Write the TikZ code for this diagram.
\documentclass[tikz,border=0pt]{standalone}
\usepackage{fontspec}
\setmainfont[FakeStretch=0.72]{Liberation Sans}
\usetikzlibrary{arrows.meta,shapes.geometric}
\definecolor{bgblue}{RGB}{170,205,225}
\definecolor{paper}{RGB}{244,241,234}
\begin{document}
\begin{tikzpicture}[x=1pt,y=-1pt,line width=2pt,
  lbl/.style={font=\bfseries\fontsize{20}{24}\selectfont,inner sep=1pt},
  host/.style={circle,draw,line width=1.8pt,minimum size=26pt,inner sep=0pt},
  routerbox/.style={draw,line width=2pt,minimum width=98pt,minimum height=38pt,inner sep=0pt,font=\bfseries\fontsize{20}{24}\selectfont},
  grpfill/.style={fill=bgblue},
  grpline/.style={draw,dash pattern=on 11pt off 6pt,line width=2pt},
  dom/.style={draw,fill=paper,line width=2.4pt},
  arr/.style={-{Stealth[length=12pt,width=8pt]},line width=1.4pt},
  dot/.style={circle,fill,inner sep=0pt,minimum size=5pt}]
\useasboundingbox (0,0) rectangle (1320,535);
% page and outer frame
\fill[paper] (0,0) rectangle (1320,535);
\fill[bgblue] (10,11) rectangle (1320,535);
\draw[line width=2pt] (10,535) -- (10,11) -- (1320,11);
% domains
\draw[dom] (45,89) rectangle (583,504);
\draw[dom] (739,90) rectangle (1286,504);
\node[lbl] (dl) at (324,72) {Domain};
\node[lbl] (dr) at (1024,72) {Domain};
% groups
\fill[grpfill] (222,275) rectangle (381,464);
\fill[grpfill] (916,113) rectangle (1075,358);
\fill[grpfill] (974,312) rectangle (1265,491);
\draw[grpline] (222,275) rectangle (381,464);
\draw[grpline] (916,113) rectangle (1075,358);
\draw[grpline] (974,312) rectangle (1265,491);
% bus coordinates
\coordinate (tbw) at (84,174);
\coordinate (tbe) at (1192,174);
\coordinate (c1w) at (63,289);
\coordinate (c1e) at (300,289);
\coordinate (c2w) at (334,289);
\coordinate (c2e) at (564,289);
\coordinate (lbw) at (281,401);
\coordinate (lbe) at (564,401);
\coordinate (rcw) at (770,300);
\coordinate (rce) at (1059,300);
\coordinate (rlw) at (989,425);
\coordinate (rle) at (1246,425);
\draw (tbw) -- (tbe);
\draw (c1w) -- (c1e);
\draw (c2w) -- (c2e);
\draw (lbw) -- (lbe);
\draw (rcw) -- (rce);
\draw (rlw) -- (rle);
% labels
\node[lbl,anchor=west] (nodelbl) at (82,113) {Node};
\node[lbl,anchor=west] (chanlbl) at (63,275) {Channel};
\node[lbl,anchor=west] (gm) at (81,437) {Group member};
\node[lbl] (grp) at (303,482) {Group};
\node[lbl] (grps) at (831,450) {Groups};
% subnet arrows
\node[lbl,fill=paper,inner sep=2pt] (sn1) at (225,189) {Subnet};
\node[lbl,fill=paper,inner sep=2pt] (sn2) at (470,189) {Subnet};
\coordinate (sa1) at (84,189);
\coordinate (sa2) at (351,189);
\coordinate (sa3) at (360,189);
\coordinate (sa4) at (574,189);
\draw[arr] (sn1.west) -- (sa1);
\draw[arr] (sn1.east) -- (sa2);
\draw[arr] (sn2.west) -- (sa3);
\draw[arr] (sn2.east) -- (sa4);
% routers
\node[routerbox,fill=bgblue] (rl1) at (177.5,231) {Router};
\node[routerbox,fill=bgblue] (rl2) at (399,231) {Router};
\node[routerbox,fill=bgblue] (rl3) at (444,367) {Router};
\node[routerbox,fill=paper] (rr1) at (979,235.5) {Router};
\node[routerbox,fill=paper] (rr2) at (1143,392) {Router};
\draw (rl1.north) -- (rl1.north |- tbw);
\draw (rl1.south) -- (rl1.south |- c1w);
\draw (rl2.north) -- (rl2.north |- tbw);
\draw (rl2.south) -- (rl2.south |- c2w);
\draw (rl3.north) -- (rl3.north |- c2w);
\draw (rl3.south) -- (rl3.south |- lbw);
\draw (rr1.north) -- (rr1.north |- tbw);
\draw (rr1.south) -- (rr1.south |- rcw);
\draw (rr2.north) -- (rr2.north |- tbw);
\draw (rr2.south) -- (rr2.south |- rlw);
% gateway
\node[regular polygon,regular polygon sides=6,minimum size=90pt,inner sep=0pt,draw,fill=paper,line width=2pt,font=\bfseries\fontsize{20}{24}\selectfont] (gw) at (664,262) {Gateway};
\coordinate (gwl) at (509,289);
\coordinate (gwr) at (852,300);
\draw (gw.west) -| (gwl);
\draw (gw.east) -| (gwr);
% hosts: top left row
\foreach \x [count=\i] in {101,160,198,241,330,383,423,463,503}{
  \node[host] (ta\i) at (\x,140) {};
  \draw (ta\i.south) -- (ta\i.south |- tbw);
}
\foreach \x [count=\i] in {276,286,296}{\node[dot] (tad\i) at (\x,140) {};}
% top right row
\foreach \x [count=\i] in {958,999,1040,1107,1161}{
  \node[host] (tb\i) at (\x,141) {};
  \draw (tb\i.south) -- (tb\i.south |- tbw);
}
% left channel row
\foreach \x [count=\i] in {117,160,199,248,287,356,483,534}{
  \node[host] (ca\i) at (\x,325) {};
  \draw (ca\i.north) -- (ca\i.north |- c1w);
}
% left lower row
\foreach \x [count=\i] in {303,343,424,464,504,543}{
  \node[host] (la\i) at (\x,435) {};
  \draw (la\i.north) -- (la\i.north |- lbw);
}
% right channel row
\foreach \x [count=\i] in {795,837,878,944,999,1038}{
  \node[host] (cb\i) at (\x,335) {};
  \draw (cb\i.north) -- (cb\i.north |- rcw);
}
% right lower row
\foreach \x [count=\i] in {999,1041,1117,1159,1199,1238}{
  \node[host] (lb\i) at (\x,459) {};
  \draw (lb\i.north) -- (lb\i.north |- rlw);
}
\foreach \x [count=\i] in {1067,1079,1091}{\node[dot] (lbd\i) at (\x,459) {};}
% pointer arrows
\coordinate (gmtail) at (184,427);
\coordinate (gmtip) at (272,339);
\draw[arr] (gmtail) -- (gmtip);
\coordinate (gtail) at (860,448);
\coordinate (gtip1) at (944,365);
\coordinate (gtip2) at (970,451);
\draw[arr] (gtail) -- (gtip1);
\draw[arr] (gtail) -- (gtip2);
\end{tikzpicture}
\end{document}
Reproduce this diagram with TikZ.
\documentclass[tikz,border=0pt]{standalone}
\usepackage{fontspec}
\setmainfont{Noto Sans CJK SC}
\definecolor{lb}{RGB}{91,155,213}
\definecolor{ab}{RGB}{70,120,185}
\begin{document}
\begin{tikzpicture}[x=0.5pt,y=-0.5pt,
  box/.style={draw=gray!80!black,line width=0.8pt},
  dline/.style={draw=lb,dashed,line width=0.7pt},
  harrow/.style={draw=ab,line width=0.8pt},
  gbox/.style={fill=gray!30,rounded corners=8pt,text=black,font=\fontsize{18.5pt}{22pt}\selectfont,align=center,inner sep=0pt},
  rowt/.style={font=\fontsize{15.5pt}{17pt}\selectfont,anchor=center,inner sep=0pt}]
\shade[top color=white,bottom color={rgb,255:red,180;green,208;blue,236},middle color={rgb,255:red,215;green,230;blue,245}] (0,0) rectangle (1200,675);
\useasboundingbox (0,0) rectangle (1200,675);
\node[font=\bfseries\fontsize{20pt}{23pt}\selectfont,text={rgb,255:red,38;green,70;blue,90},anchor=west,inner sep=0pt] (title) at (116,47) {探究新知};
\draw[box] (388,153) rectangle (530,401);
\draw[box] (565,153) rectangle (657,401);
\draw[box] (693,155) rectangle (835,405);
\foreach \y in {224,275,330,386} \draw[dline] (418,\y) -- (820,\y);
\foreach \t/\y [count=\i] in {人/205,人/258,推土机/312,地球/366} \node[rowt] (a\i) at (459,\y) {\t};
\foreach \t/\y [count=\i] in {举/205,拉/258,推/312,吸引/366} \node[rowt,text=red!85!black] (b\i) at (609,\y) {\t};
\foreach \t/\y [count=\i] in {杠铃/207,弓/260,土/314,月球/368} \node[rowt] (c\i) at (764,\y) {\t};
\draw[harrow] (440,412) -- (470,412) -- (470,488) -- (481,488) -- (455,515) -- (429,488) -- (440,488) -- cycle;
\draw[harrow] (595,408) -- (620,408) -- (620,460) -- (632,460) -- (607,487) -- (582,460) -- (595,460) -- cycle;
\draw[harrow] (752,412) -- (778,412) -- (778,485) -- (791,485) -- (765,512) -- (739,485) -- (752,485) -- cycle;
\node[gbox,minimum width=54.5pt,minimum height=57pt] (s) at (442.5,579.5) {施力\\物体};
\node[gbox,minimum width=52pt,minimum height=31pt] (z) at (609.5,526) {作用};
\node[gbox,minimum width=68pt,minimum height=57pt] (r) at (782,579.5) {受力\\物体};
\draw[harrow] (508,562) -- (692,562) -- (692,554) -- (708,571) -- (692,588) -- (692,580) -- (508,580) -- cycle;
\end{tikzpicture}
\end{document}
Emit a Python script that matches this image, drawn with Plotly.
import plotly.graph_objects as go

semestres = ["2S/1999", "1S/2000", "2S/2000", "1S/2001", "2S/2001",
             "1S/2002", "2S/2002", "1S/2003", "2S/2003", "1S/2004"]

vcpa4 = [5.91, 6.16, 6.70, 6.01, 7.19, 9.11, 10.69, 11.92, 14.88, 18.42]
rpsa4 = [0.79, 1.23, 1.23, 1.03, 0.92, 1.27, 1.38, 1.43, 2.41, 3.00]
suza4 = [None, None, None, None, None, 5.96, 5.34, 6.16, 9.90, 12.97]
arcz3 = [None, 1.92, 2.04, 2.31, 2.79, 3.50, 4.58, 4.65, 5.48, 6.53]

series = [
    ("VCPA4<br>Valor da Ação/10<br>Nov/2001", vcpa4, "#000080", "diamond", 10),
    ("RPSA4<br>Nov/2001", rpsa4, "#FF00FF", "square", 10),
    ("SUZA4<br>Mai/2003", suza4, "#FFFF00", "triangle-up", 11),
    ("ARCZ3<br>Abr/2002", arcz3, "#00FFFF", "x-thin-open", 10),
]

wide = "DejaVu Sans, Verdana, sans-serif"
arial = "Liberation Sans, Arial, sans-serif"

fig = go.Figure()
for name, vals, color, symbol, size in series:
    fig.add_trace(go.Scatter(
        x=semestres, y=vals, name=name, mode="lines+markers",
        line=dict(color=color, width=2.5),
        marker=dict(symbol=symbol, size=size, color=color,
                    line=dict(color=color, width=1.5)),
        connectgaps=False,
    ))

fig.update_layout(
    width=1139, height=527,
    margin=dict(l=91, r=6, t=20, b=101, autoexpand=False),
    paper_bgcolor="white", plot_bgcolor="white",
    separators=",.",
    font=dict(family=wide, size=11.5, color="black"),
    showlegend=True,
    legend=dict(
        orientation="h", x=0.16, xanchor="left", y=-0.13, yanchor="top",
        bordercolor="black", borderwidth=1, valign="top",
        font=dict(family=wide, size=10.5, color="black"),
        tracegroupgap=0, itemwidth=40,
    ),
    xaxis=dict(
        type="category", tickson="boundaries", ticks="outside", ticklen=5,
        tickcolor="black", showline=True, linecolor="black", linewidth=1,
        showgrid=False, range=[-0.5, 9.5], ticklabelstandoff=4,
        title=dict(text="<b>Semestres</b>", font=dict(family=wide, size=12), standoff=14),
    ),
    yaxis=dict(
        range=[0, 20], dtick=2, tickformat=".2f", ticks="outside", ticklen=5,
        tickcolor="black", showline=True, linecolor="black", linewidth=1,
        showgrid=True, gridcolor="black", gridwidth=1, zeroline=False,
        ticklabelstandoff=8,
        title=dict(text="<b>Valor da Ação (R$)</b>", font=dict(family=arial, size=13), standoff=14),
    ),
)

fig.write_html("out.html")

◆ ◆ ◆ ◆ ◆

◆ Written problem ◆
Scan the data for the word "with" and copy every line where it shows up.

◆ Result for this task ◆
Reproduce this diagram with TikZ.
Emit a Python script that matches this image, drawn with Plotly.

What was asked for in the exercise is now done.